* [Goal]:
Search the data for the string "with" and extract every line where it appears.

* [Material for the task]:

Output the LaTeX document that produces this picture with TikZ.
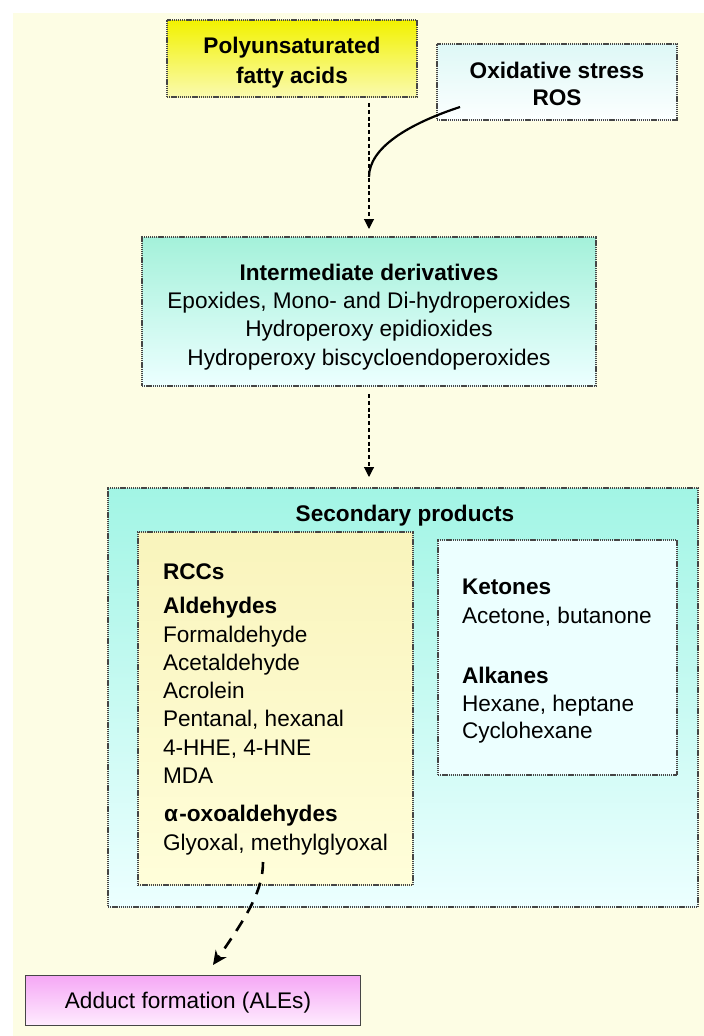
\documentclass[tikz,border=0pt]{standalone}
\usepackage{fontspec}
\setmainfont{Liberation Sans}
\usetikzlibrary{arrows.meta}
\definecolor{bgc}{RGB}{253,253,228}
\definecolor{bord}{RGB}{70,70,70}
\definecolor{pufaT}{RGB}{242,242,0}
\definecolor{pufaB}{RGB}{250,250,175}
\definecolor{oxT}{RGB}{222,248,246}
\definecolor{oxB}{RGB}{252,255,255}
\definecolor{intT}{RGB}{164,241,218}
\definecolor{intB}{RGB}{236,255,255}
\definecolor{secT}{RGB}{162,245,229}
\definecolor{secB}{RGB}{236,255,255}
\definecolor{rccT}{RGB}{249,244,188}
\definecolor{rccB}{RGB}{255,254,218}
\definecolor{ketC}{RGB}{236,255,255}
\definecolor{addT}{RGB}{245,168,245}
\definecolor{addB}{RGB}{255,236,255}
\tikzset{
 dotbox/.style={draw=bord, line width=1.3pt, dash pattern=on 1.3pt off 0.8pt, inner sep=0pt, outer sep=0pt, anchor=north west},
 t/.style={font=\fontsize{22.6}{27}\selectfont, inner sep=0pt, outer sep=0pt},
 tb/.style={font=\fontsize{22.6}{27}\selectfont\bfseries, inner sep=0pt, outer sep=0pt},
 darrow/.style={line width=1.1pt, dash pattern=on 4pt off 2.8pt, -{Triangle[length=10pt,width=10pt]}},
}
\begin{document}
\begin{tikzpicture}[x=1pt,y=-1pt]
\useasboundingbox (0,0) rectangle (704,1036);
\fill[bgc] (13,13) rectangle (704,1036);

% top boxes
\node[dotbox, minimum width=250pt, minimum height=77pt, top color=pufaT, bottom color=pufaB] (pufa) at (167,20) {};
\node[tb, anchor=base] (pufa1) at (292,53) {Polyunsaturated};
\node[tb, anchor=base] (pufa2) at (292,83) {fatty acids};

\node[dotbox, minimum width=240pt, minimum height=76pt, top color=oxT, bottom color=oxB] (ox) at (437,44) {};
\node[tb, anchor=base] (ox1) at (557,78) {Oxidative stress};
\node[tb, anchor=base] (ox2) at (557,105) {ROS};

% intermediate
\node[dotbox, minimum width=454pt, minimum height=149pt, top color=intT, bottom color=intB] (inter) at (142,237) {};
\node[tb, anchor=base] (int1) at (369,280) {Intermediate derivatives};
\node[t, anchor=base] (int2) at (369,308) {Epoxides, Mono- and Di-hydroperoxides};
\node[t, anchor=base] (int3) at (369,336) {Hydroperoxy epidioxides};
\node[t, anchor=base] (int4) at (369,365) {Hydroperoxy biscycloendoperoxides};

% arrows top
\coordinate (a1s) at (369,103);
\coordinate (a1e) at (369,229);
\draw[darrow] (a1s) -- (a1e);
\coordinate (c1) at (460,107);
\coordinate (c2) at (369,177);
\draw[line width=2.2pt] (c1) .. controls (408,124) and (369,148) .. (c2);
\coordinate (a2s) at (369,394);
\coordinate (a2e) at (369,477);
\draw[darrow] (a2s) -- (a2e);

% secondary
\node[dotbox, minimum width=590pt, minimum height=419pt, top color=secT, bottom color=secB] (sec) at (108,488) {};
\node[tb, anchor=base] (sec1) at (405,521) {Secondary products};

\node[dotbox, minimum width=275pt, minimum height=353pt, top color=rccT, bottom color=rccB] (rcc) at (138,532) {};
\node[tb, anchor=base west] (r1) at (163,579) {RCCs};
\node[tb, anchor=base west] (r2) at (163,613) {Aldehydes};
\node[t, anchor=base west] (r3) at (163,642) {Formaldehyde};
\node[t, anchor=base west] (r4) at (163,670) {Acetaldehyde};
\node[t, anchor=base west] (r5) at (163,698) {Acrolein};
\node[t, anchor=base west] (r6) at (163,726) {Pentanal, hexanal};
\node[t, anchor=base west] (r7) at (163,755) {4-HHE, 4-HNE};
\node[t, anchor=base west] (r8) at (163,783) {MDA};
\node[tb, anchor=base west] (r9) at (164,821) {α\kern1.5pt-oxoaldehydes};
\node[t, anchor=base west] (r10) at (163,850) {Glyoxal, methylglyoxal};

\node[dotbox, minimum width=239pt, minimum height=235pt, fill=ketC] (ket) at (438,540) {};
\node[tb, anchor=base west] (k1) at (462,594) {Ketones};
\node[t, anchor=base west] (k2) at (462,623) {Acetone, butanone};
\node[tb, anchor=base west] (k3) at (462,683) {Alkanes};
\node[t, anchor=base west] (k4) at (462,711) {Hexane, heptane};
\node[t, anchor=base west] (k5) at (462,738) {Cyclohexane};

% adduct
\node[draw=bord, line width=1.4pt, inner sep=0pt, anchor=north west, minimum width=335pt, minimum height=50pt, top color=addT, bottom color=addB] (add) at (25,975) {};
\node[t, anchor=base] (add1) at (188,1008) {Adduct formation (ALEs)};

\coordinate (a3s) at (263,862);
\coordinate (a3e) at (213,965);
\draw[line width=2.6pt, dash pattern=on 12pt off 9pt, -{Stealth[length=14pt,width=13pt]}] (a3s) .. controls (263,890) and (248,915) .. (a3e);
\end{tikzpicture}
\end{document}
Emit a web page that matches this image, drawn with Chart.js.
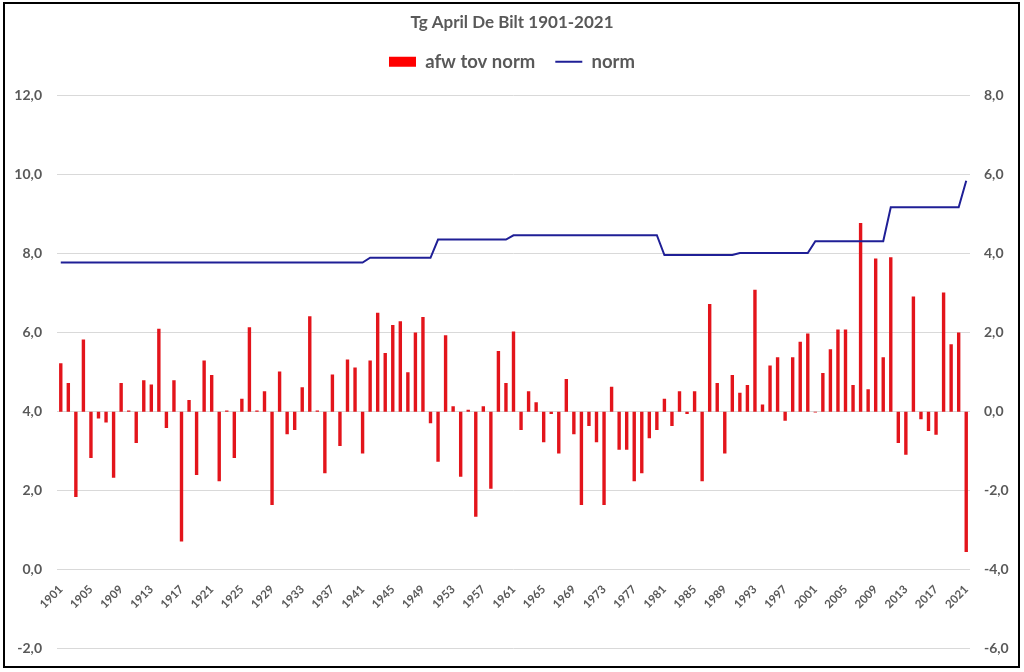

* [Task response]:
Output the LaTeX document that produces this picture with TikZ.
Emit a web page that matches this image, drawn with Chart.js.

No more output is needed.